Record set:
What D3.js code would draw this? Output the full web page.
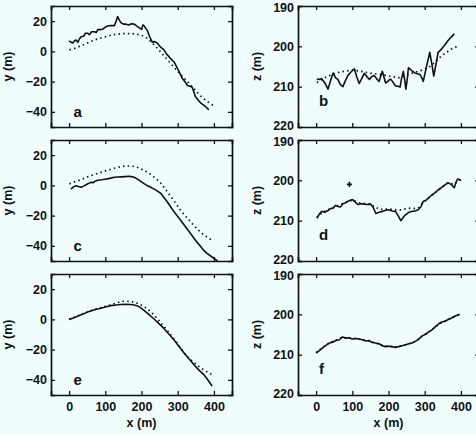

...

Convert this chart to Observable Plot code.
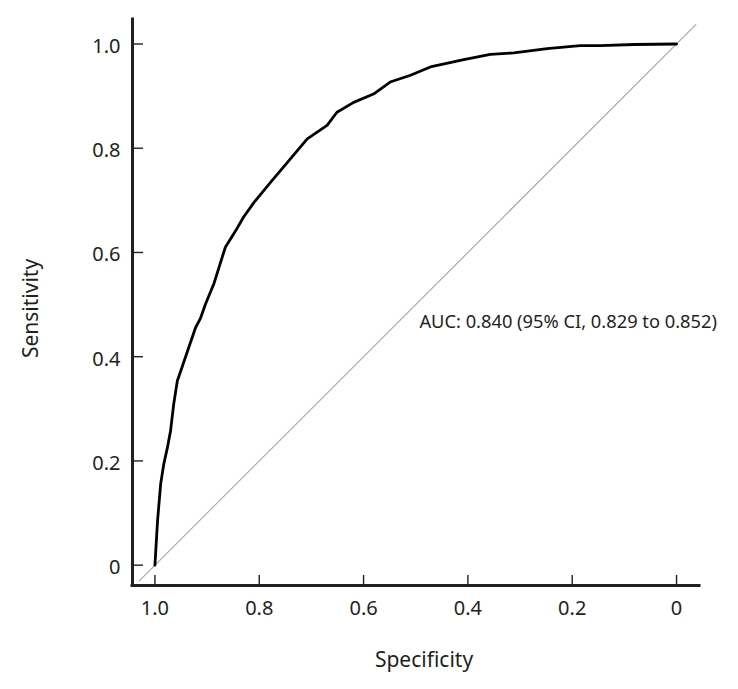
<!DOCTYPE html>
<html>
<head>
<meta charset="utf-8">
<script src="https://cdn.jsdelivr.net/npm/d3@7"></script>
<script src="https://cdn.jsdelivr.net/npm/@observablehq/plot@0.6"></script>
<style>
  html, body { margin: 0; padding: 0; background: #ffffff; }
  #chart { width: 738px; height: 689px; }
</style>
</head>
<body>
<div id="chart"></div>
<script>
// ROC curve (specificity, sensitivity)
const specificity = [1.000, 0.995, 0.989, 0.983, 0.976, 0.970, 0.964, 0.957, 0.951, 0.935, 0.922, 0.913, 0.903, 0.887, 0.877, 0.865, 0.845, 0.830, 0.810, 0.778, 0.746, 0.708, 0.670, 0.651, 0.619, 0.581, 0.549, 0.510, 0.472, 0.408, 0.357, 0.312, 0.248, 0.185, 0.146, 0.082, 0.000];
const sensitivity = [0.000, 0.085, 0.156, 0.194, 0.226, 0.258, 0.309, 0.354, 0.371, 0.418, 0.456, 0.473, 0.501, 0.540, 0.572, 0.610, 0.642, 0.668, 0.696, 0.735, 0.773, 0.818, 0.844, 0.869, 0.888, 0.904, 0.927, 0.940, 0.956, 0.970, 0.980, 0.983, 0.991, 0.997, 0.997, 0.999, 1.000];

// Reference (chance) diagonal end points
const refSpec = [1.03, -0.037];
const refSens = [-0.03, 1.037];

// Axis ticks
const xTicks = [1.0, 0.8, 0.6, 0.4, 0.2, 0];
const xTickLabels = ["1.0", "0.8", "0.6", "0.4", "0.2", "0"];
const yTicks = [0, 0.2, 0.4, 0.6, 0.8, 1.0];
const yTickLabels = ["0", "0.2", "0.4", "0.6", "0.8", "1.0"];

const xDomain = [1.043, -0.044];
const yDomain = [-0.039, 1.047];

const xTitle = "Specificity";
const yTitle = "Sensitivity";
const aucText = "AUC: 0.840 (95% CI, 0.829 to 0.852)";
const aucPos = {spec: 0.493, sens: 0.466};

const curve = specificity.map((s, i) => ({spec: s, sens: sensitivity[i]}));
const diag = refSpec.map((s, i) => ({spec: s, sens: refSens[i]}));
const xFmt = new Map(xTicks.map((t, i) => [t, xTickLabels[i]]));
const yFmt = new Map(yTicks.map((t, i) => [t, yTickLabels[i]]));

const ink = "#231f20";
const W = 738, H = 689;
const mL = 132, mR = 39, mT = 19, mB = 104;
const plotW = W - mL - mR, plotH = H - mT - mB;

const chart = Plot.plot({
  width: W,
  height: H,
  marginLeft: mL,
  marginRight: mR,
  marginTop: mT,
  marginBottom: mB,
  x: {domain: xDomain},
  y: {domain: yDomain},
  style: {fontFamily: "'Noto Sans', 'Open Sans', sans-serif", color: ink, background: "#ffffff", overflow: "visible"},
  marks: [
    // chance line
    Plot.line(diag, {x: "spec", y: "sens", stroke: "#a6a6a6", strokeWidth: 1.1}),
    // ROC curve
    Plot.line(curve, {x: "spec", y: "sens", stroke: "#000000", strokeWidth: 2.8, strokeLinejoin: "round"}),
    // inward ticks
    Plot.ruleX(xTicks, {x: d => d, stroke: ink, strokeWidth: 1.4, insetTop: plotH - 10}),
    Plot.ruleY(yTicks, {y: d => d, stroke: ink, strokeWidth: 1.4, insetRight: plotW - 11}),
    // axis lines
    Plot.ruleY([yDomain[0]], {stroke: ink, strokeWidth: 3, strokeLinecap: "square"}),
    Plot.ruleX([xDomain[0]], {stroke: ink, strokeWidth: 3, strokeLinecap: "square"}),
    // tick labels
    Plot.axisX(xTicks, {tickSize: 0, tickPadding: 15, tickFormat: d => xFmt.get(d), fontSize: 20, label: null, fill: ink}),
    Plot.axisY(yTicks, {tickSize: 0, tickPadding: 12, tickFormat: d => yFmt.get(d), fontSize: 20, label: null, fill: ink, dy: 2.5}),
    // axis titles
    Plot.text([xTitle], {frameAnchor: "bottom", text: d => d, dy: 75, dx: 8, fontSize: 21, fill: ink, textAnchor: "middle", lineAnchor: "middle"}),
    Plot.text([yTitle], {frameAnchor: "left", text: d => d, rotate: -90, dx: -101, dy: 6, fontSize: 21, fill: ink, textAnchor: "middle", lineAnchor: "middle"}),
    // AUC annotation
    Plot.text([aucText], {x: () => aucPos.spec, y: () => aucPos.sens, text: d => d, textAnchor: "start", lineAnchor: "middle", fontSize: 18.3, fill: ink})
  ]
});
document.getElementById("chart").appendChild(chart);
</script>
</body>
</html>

Given request: Identify and copy all lines with the word "chart".

The answer:
Convert this chart to Observable Plot code.
  #chart { width: 738px; height: 689px; }
<div id="chart"></div>
const chart = Plot.plot({
document.getElementById("chart").appendChild(chart);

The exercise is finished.